La multinationale a le choix entre deux options principales :

- ouvrir des filiales dans chaque pays et utiliser des artifices (localisation des serveurs par exemple) de façon à ne pas être considérée comme établissement stable dans chaque pays et ainsi optimiser le paiement de l'IS ;

- positionner des filiales locales qu'elle rémunère par des prix de transferts, pour des prestations de service (ex. : logistique, centre d'appel, marketing).

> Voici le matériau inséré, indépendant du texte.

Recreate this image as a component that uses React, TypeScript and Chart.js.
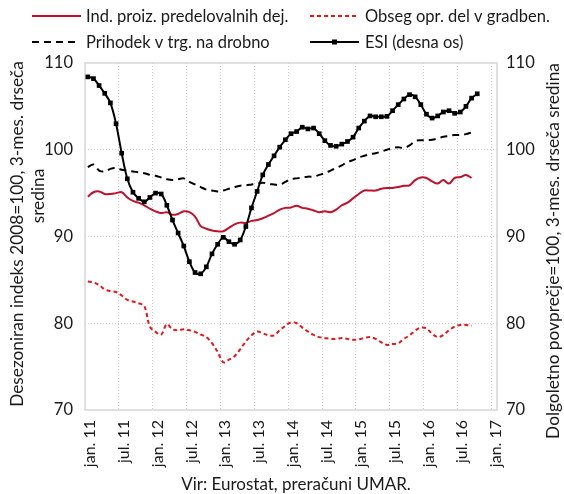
import React, { useEffect, useRef } from "react";
import { Chart, registerables } from "chart.js";
Chart.register(...registerables);

const FONT = "Lato";

const MONTH_NAMES = ["jan.", "feb.", "mar.", "apr.", "maj", "jun.", "jul.", "avg.", "sep.", "okt.", "nov.", "dec."];
const YEARS = ["11", "12", "13", "14", "15", "16", "17"];
const CATEGORIES: string[] = [];
YEARS.forEach((y) => MONTH_NAMES.forEach((m) => CATEGORIES.push(m + " " + y)));
CATEGORIES.length = 73; // jan. 11 .. jan. 17

const TICK_LABELS = ["jan. 11", "jul. 11", "jan. 12", "jul. 12", "jan. 13", "jul. 13", "jan. 14", "jul. 14", "jan. 15", "jul. 15", "jan. 16", "jul. 16", "jan. 17"];
const LEFT_TICKS = [70, 80, 90, 100, 110];

const IND_PROIZ = [
  94.6, 95.1, 95.2, 94.9, 94.9, 95.0, 95.1, 94.5, 94.1, 93.9, 93.6, 93.2,
  92.9, 92.7, 92.8, 92.5, 92.6, 92.9, 92.8, 92.3, 91.2, 90.9, 90.7, 90.6,
  90.6, 91.0, 91.4, 91.6, 91.55, 91.8, 91.9, 92.1, 92.4, 92.7, 93.1, 93.3,
  93.35, 93.55, 93.3, 93.2, 93.0, 92.8, 92.9, 92.8, 93.1, 93.6, 93.9, 94.4,
  94.9, 95.3, 95.3, 95.3, 95.5, 95.6, 95.6, 95.7, 95.85, 95.9, 96.5, 96.8,
  96.75, 96.35, 96.1, 96.5, 96.1, 96.75, 96.85, 97.1, 96.75,
];

const OBSEG_GRAD = [
  84.8, 84.7, 84.4, 83.9, 83.7, 83.6, 83.2, 82.7, 82.5, 82.3, 82.0, 79.6,
  79.0, 78.7, 79.9, 79.3, 79.2, 79.3, 79.2, 79.0, 78.7, 78.4, 77.7, 76.7,
  75.5, 75.8, 76.2, 77.0, 77.9, 78.6, 79.05, 78.85, 78.6, 78.6, 79.2, 79.7,
  80.1, 80.0, 79.5, 79.05, 78.65, 78.4, 78.3, 78.2, 78.2, 78.3, 78.2, 78.1,
  78.15, 78.3, 78.4, 78.2, 77.8, 77.5, 77.6, 77.7, 78.2, 78.6, 79.15, 79.5,
  79.4, 78.8, 78.4, 78.65, 79.2, 79.6, 79.8, 79.8, 79.7,
];

const PRIHODEK = [
  98.0, 98.3, 97.6, 97.5, 97.8, 97.9, 97.7, 97.6, 97.5, 97.4, 97.3, 97.1,
  97.0, 96.8, 96.6, 96.5, 96.6, 96.7, 96.3, 96.0, 95.7, 95.4, 95.3, 95.2,
  95.3, 95.5, 95.7, 95.85, 95.9, 96.0, 96.1, 96.2, 96.05, 96.0, 95.95, 96.3,
  96.6, 96.7, 96.8, 96.9, 96.9, 97.1, 97.3, 97.6, 97.9, 98.2, 98.6, 98.8,
  99.1, 99.3, 99.5, 99.6, 99.8, 100.0, 100.2, 100.3, 100.2, 100.5, 101.0, 101.1,
  101.1, 101.15, 101.3, 101.5, 101.6, 101.7, 101.7, 101.8, 102.0,
];

const ESI = [
  108.4, 108.2, 107.4, 106.5, 105.4, 103.0, 99.6, 96.65, 95.1, 94.4, 94.0, 94.5,
  95.0, 94.9, 93.6, 91.9, 90.4, 88.9, 87.1, 85.85, 85.7, 86.5, 88.0, 89.1,
  89.9, 89.4, 89.1, 89.6, 91.15, 93.3, 95.2, 97.1, 98.3, 99.3, 100.3, 101.15,
  101.85, 102.1, 102.6, 102.4, 102.5, 101.85, 101.05, 100.5, 100.4, 100.65, 100.95, 101.45,
  102.5, 103.3, 103.9, 103.8, 103.8, 103.85, 104.5, 105.2, 105.85, 106.35, 106.1, 105.2,
  104.1, 103.65, 103.9, 104.35, 104.5, 104.2, 104.35, 105.0, 105.95, 106.45,
];

const SERIES_NAMES = ["Ind. proiz. predelovalnih dej.", "Obseg opr. del v gradben.", "Prihodek v trg. na drobno", "ESI (desna os)"];
const LEFT_TITLE = ["Desezoniran indeks 2008=100, 3-mes. drseča", "sredina"];
const RIGHT_TITLE = "Dolgoletno povprečje=100, 3-mes. drseča sredina";
const SOURCE = "Vir: Eurostat, preračuni UMAR.";

const C_RED = "#c0102b";
const C_RED2 = "#e8161b";
const C_BLACK = "#000000";
const C_GRID = "#c9c9c9";
const C_BOX = "#d6d6d6";
const C_TEXT = "#1a1a1a";

const decor = {
  id: "decor",
  beforeDatasetsDraw(chart: any) {
    const { ctx, chartArea: a } = chart;
    ctx.save();
    ctx.strokeStyle = C_BOX;
    ctx.lineWidth = 1.5;
    ctx.strokeRect(a.left, a.top, a.right - a.left, a.bottom - a.top);
    ctx.restore();
  },
  afterDraw(chart: any) {
    const { ctx } = chart;
    ctx.save();
    ctx.fillStyle = C_TEXT;
    ctx.textBaseline = "middle";
    // legend
    const items = [
      { t: SERIES_NAMES[0], x0: 32, x1: 81, tx: 86, y: 16, c: C_RED, d: [] as number[], m: false },
      { t: SERIES_NAMES[1], x0: 310, x1: 359, tx: 365, y: 16, c: C_RED2, d: [4, 3], m: false },
      { t: SERIES_NAMES[2], x0: 32, x1: 78, tx: 86, y: 42, c: C_BLACK, d: [7, 5], m: false },
      { t: SERIES_NAMES[3], x0: 310, x1: 359, tx: 365, y: 42, c: C_BLACK, d: [], m: true },
    ];
    ctx.font = `16.5px ${FONT}`;
    ctx.textAlign = "left";
    for (const it of items) {
      ctx.save();
      ctx.strokeStyle = it.c;
      ctx.lineWidth = 2;
      ctx.setLineDash(it.d);
      ctx.beginPath();
      ctx.moveTo(it.x0, it.y);
      ctx.lineTo(it.x1, it.y);
      ctx.stroke();
      if (it.m) {
        ctx.fillStyle = it.c;
        const mx = (it.x0 + it.x1) / 2;
        ctx.fillRect(mx - 2.5, it.y - 2.5, 5, 5);
      }
      ctx.restore();
      ctx.fillText(it.t, it.tx, it.y + 1);
    }
    // left title
    ctx.font = `17.3px ${FONT}`;
    ctx.textAlign = "center";
    ctx.save();
    ctx.translate(17, 234);
    ctx.rotate(-Math.PI / 2);
    ctx.fillText(LEFT_TITLE[0], 0, 0);
    ctx.restore();
    ctx.save();
    ctx.translate(38, 196);
    ctx.rotate(-Math.PI / 2);
    ctx.fillText(LEFT_TITLE[1], 0, 0);
    ctx.restore();
    // right title
    ctx.save();
    ctx.translate(553, 251);
    ctx.rotate(-Math.PI / 2);
    ctx.fillText(RIGHT_TITLE, 0, 0);
    ctx.restore();
    // source
    ctx.font = `17px ${FONT}`;
    ctx.fillText(SOURCE, 296, 485);
    ctx.restore();
  },
};

export default function App() {
  const ref = useRef<HTMLCanvasElement | null>(null);
  useEffect(() => {
    const lineDs = (label: string, data: number[], color: string, dash: number[], axis: string, pts: boolean) => ({
      label,
      data,
      borderColor: color,
      backgroundColor: color,
      borderWidth: 2,
      borderDash: dash,
      pointRadius: pts ? 3.3 : 0,
      pointStyle: "rect",
      pointBorderWidth: 0,
      pointBackgroundColor: color,
      tension: 0.35,
      yAxisID: axis,
      fill: false,
    });
    const chart = new Chart(ref.current as HTMLCanvasElement, {
      type: "line",
      data: {
        labels: CATEGORIES,
        datasets: [
          lineDs(SERIES_NAMES[3], ESI, C_BLACK, [], "y1", true),
          lineDs(SERIES_NAMES[2], PRIHODEK, C_BLACK, [7, 5], "y", false),
          lineDs(SERIES_NAMES[1], OBSEG_GRAD, C_RED2, [4, 3], "y", false),
          lineDs(SERIES_NAMES[0], IND_PROIZ, C_RED, [], "y", false),
        ] as any,
      },
      options: {
        responsive: false,
        animation: false,
        layout: { padding: { top: 63, left: 0, right: 0, bottom: 0 } },
        plugins: { legend: { display: false }, tooltip: { enabled: false }, title: { display: false } },
        scales: {
          x: {
            type: "category",
            offset: true,
            grid: {
              offset: true,
              drawTicks: false,
              color: (c: any) => (c.index !== undefined && c.index > 0 && c.index % 6 === 0 ? C_GRID : "rgba(0,0,0,0)"),
              lineWidth: 1,
            },
            border: { display: false, dash: [1, 2] },
            ticks: {
              autoSkip: false,
              minRotation: 90,
              maxRotation: 90,
              padding: 10,
              labelOffset: 2,
              color: C_TEXT,
              font: { family: FONT, size: 16 },
              callback: (_v: any, i: number) => (i % 6 === 0 ? TICK_LABELS[i / 6] : ""),
            },
            afterFit: (s: any) => { s.height = 84; },
          },
          y: {
            position: "left",
            min: 70,
            max: 110,
            afterBuildTicks: (s: any) => { s.ticks = LEFT_TICKS.map((v) => ({ value: v })); },
            grid: {
              drawTicks: false,
              color: (c: any) => (c.tick && c.tick.value > 70 && c.tick.value < 110 ? C_GRID : "rgba(0,0,0,0)"),
            },
            border: { display: false, dash: [1, 2] },
            ticks: { padding: 12, color: C_TEXT, font: { family: FONT, size: 16.5 } },
            afterFit: (s: any) => { s.width = 85; },
          },
          y1: {
            position: "right",
            min: 70,
            max: 110,
            afterBuildTicks: (s: any) => { s.ticks = LEFT_TICKS.map((v) => ({ value: v })); },
            grid: { drawOnChartArea: false, drawTicks: false },
            border: { display: false },
            ticks: { padding: 9, color: C_TEXT, font: { family: FONT, size: 16.5 } },
            afterFit: (s: any) => { s.width = 67; },
          },
        },
      } as any,
      plugins: [decor],
    });
    return () => chart.destroy();
  }, []);
  return (
    <div style={{ position: "fixed", left: 0, top: 0, width: 564, height: 494, background: "#fff" }}>
      <canvas ref={ref} width={564} height={494} style={{ display: "block" }} />
    </div>
  );
}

S'agissant des acteurs traditionnels français, la proximité et la connaissance fine du marché historique sont des facteurs clés du succès déterminants sur Internet. La fiscalité française joue aujourd'hui un rôle modeste dans leur choix d'implantation, mais peut les pénaliser face à leurs concurrents extracommunautaires.

De plus, la fiscalité des entrepreneurs devient un choix important dans l'implantation des « pure players » du web, dans la mesure où ces entrepreneurs cherchent à concilier proximité avec le marché concerné (la taille du marché ciblé reste le premier critère), souplesse financière dans la gestion de trésorerie et fiscalité du dirigeant (impôt de solidarité sur la fortune mais aussi taxation des plus-values de cession).

Dans ce contexte, Greenwich Consulting considère que, du point de vue des entrepreneurs, la France est sous-compétitive sur trois points :

- les plus-values de cession professionnelles ne sont exonérées qu'au bout de huit ans, ce qui semble peu adapté au cycle du commerce électronique (trois ou quatre ans) ;

- le dirigeant qui n'est plus associé peut se retrouver assujetti à l'ISF ;

- pour les personnes morales établies en France imposées à l'IS, la revente de participations dans des filiales à l'étranger n'est taxée à taux réduit de 1,67 % qu'au bout de deux ans, contre un an pour certains autres membres de l'UE.


* 9 Selon Greenwich consulting, motivés par le développement du secteur et par la perspective du rachat de leur société, même non-rentable, certains e-commerçants peuvent pousser très loin le concept de « guerre commerciale », au point de mettre en péril la stabilité financière de tout un secteur.